WASHINGTON — For the first time, Federal Reserve Chairman Ben Bernanke acknowledged that the United States could reel into recession from the powerful punches of housing, credit and financial crises.
Yet he was coy about the Fed's next move in testimony Wednesday before Congress.
With home foreclosures swelling to record highs and job losses mounting, Bernanke offered Congress a more pessimistic assessment of potential damage to the national economy.
"A recession is possible," he said. "Our estimates are that we're slightly growing at the moment, but we think that there's a chance that for the first half as a whole there might be a slight contraction."
Under one rule of thumb, six straight months of a shrinking economy would constitute a recession, but Bernanke wasn't getting into that. "A recession is a technical term," he said. "I'm not yet ready to say whether or not the U.S. economy will face such a situation."
Whether or not the economy already has fallen into its first recession since 2001, the housing debacle and other economic woes are a major concern for homeowners, workers and investors. That means they're a concern to Congress and the presidential contenders, too.
Hoping to limit damage, the Federal Reserve has been slashing interest rates since the start of the year in an effort to get people and companies spending again. "We are fighting against the wind," Bernanke said, "at least offsetting significantly the headwinds coming from these financial factors."
But he didn't offer a clear signal about the Fed's interest rate intentions from here on.
At the last meeting of the central bank's policymakers in March, two members dissented from the decision to sharply cut rates. Those officials, who have reputations for being extra vigilant about fighting inflation, are concerned that cutting rates too much or too quickly could damage the economy by pushing prices higher.
Although Bernanke said he hopes inflation will moderate in coming quarters, he said high energy prices have clouded the outlook.
Still, economists predict the Fed will drop its key rate at its next meeting at the end of this month.
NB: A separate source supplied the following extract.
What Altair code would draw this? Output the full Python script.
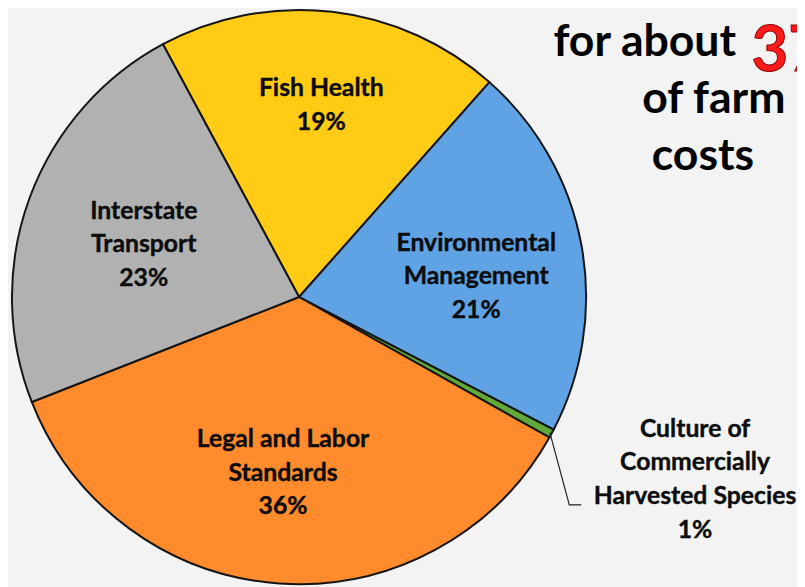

Some analysts predicted the rate would fall as low as 1.50 percent this year, from the current 2.25 percent.
On Wall Street, stocks initially dropped after the Fed chief's remarks, then fluctuated through the day before ending moderately lower.
Striking a hopeful note, Bernanke said he expects economic growth to pick up in the second half of the year and into 2009, helped by the government's $168-billion package of tax rebates for people and tax breaks for businesses as well as the Fed's aggressive interest rate reductions.
"Much necessary economic and financial adjustment has already taken place, and monetary and fiscal policies are in train that should support a return to growth in the second half of this year and next year," Bernanke said.
Bernanke urged Congress to take additional steps to bolster the housing market and to aid people in danger of losing their homes. He refused to be pinned down on specific recommendations in other areas, such as how to help struggling state governments hit by the crisis.